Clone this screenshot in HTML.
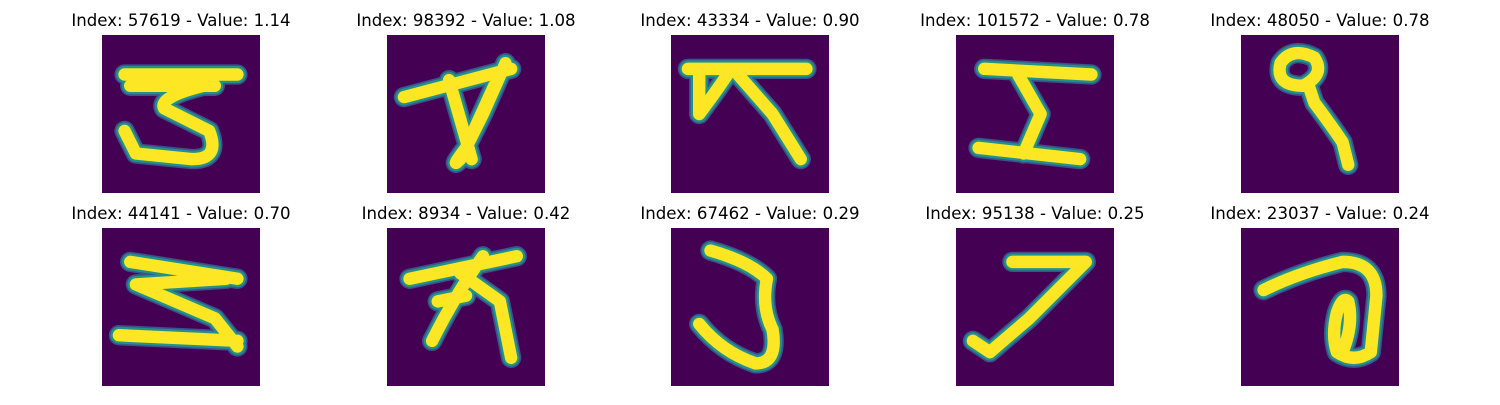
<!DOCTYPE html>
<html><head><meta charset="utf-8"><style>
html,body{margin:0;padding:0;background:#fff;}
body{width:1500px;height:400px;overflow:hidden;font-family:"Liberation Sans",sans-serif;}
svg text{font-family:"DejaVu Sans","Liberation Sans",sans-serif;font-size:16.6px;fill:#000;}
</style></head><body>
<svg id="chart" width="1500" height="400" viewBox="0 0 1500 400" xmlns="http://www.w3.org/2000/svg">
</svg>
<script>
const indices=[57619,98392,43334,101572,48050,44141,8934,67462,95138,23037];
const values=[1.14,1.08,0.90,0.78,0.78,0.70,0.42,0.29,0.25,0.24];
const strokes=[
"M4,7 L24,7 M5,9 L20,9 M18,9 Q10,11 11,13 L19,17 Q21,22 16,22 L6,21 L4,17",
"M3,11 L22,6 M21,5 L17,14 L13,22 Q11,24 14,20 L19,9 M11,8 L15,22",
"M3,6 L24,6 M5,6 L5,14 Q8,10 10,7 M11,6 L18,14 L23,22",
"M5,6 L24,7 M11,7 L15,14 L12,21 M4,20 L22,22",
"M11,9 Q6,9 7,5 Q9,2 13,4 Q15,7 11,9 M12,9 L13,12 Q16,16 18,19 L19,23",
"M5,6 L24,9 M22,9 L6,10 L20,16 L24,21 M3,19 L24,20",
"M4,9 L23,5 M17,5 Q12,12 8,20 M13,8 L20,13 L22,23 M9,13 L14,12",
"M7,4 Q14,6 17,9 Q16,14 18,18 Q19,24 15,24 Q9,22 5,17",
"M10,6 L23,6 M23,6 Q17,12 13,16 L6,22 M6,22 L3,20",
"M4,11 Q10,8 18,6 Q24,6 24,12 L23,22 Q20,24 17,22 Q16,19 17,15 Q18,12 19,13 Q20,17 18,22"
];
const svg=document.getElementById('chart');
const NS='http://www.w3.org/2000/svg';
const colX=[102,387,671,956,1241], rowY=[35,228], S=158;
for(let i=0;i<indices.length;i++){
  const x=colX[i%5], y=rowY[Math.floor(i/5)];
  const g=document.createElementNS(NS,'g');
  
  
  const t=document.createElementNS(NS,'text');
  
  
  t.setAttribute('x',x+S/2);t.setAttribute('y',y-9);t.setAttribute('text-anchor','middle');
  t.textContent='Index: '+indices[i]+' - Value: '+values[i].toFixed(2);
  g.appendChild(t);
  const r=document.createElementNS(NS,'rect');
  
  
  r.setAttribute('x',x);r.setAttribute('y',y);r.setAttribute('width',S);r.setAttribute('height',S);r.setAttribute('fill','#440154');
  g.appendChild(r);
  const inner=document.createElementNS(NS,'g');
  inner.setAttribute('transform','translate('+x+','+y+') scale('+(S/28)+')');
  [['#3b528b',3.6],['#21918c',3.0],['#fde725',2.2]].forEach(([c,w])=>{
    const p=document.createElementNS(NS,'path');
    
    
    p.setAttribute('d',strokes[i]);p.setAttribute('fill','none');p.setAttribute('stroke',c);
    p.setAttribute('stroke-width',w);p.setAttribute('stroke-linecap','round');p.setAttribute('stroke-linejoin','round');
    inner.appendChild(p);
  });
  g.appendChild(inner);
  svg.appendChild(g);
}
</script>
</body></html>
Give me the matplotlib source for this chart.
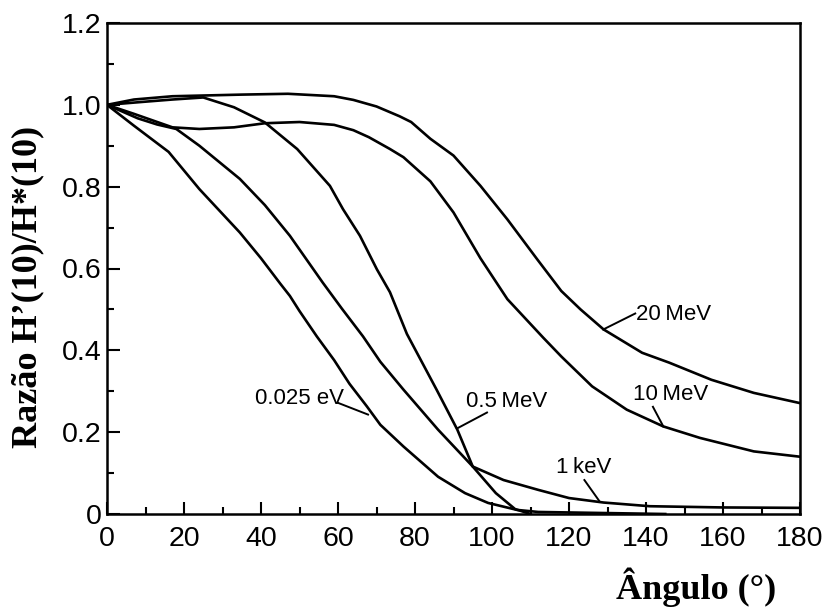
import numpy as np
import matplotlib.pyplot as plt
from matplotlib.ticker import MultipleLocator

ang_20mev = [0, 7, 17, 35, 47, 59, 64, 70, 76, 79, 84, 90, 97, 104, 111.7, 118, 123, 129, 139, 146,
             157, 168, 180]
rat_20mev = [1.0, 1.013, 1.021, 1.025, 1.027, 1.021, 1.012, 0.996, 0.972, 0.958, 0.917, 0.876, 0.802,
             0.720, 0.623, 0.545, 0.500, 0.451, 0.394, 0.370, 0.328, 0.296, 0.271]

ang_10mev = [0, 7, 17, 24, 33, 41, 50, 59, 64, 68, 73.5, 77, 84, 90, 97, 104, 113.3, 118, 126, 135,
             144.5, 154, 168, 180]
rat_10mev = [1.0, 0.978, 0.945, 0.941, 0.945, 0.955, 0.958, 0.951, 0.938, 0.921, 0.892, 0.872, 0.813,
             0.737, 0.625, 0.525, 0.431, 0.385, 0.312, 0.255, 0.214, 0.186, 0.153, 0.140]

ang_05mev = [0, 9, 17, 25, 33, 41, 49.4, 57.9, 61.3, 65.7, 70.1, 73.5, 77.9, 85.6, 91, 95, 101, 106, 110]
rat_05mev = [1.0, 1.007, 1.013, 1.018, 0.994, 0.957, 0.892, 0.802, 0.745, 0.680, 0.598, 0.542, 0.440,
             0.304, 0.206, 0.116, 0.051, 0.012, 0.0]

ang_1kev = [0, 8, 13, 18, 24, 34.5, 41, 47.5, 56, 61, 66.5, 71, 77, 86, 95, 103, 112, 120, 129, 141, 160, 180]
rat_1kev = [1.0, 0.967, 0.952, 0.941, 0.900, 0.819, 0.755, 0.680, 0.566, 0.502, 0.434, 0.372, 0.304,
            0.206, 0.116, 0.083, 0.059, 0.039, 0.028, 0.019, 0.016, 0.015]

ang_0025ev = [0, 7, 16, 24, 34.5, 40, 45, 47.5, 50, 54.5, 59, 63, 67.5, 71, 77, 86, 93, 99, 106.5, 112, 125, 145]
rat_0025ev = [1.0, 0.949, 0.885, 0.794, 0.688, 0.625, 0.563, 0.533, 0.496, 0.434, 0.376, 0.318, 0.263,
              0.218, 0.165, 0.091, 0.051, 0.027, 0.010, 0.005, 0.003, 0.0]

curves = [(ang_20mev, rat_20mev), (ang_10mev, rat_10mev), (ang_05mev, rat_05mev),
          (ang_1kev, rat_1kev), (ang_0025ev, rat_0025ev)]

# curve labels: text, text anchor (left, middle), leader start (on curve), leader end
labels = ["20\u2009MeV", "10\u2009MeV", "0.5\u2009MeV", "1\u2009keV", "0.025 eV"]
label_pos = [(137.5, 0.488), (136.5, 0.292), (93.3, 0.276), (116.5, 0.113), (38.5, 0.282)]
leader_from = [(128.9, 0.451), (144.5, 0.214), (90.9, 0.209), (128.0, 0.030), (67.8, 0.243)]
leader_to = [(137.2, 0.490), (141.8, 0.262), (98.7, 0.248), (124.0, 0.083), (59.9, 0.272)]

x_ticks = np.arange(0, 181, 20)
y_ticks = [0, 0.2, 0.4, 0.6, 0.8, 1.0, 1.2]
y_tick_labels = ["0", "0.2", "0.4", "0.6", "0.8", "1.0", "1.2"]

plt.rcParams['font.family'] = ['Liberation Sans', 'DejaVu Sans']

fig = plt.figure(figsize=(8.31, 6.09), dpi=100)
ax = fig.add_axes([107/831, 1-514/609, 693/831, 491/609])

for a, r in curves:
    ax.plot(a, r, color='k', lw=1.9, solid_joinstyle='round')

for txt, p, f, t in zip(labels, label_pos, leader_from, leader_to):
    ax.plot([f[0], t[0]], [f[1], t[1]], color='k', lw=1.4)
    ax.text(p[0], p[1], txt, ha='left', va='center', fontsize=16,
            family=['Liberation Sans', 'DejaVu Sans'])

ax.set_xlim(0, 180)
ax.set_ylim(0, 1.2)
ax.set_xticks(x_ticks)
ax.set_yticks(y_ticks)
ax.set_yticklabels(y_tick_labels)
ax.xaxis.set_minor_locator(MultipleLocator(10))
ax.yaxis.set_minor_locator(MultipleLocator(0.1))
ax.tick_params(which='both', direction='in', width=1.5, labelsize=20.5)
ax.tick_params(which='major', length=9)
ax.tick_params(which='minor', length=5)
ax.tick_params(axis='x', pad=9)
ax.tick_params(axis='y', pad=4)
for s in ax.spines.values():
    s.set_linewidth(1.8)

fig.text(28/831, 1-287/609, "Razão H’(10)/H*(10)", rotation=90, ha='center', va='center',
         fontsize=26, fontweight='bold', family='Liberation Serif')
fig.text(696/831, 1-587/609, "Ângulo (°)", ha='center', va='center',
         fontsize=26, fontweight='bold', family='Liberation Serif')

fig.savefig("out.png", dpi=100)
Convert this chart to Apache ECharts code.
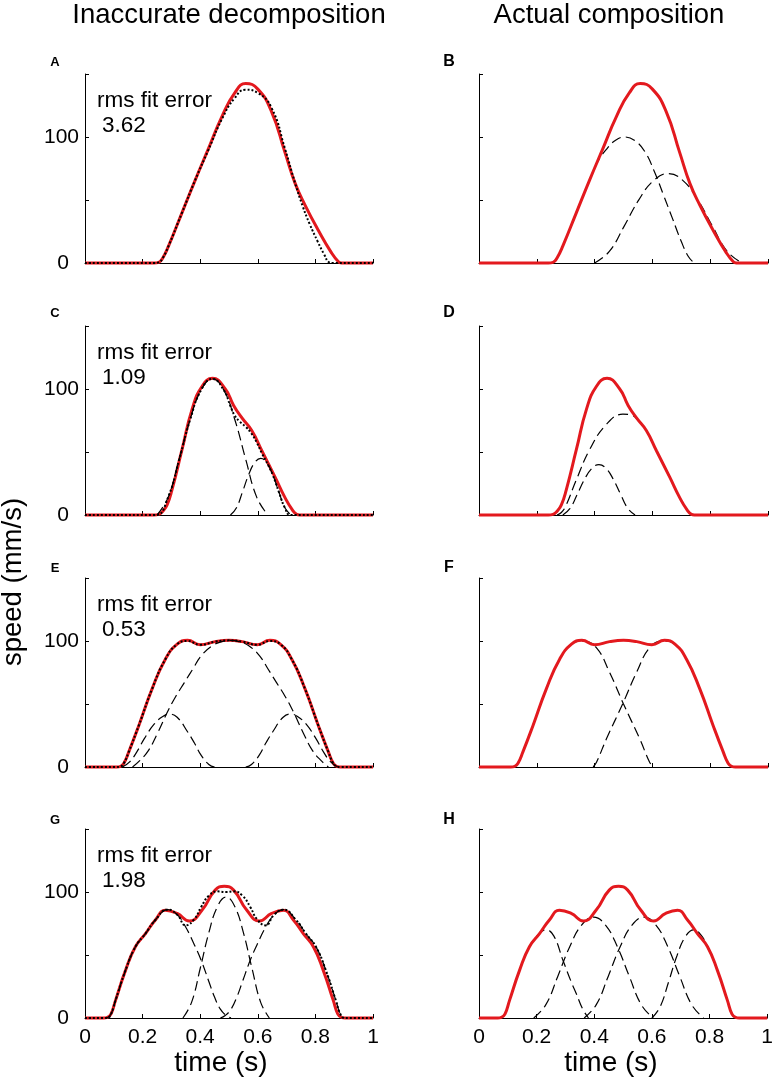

====

(Set exercise):
Using the entries above, repeat exactly the lines from the one with "Give me the matplotlib source for this chart." to the one with "0.186, 0.153, 0.140]", both included, and leave the pictures behind.

(Solution for this task):
Give me the matplotlib source for this chart.
import numpy as np
import matplotlib.pyplot as plt
from matplotlib.ticker import MultipleLocator

ang_20mev = [0, 7, 17, 35, 47, 59, 64, 70, 76, 79, 84, 90, 97, 104, 111.7, 118, 123, 129, 139, 146,
             157, 168, 180]
rat_20mev = [1.0, 1.013, 1.021, 1.025, 1.027, 1.021, 1.012, 0.996, 0.972, 0.958, 0.917, 0.876, 0.802,
             0.720, 0.623, 0.545, 0.500, 0.451, 0.394, 0.370, 0.328, 0.296, 0.271]

ang_10mev = [0, 7, 17, 24, 33, 41, 50, 59, 64, 68, 73.5, 77, 84, 90, 97, 104, 113.3, 118, 126, 135,
             144.5, 154, 168, 180]
rat_10mev = [1.0, 0.978, 0.945, 0.941, 0.945, 0.955, 0.958, 0.951, 0.938, 0.921, 0.892, 0.872, 0.813,
             0.737, 0.625, 0.525, 0.431, 0.385, 0.312, 0.255, 0.214, 0.186, 0.153, 0.140]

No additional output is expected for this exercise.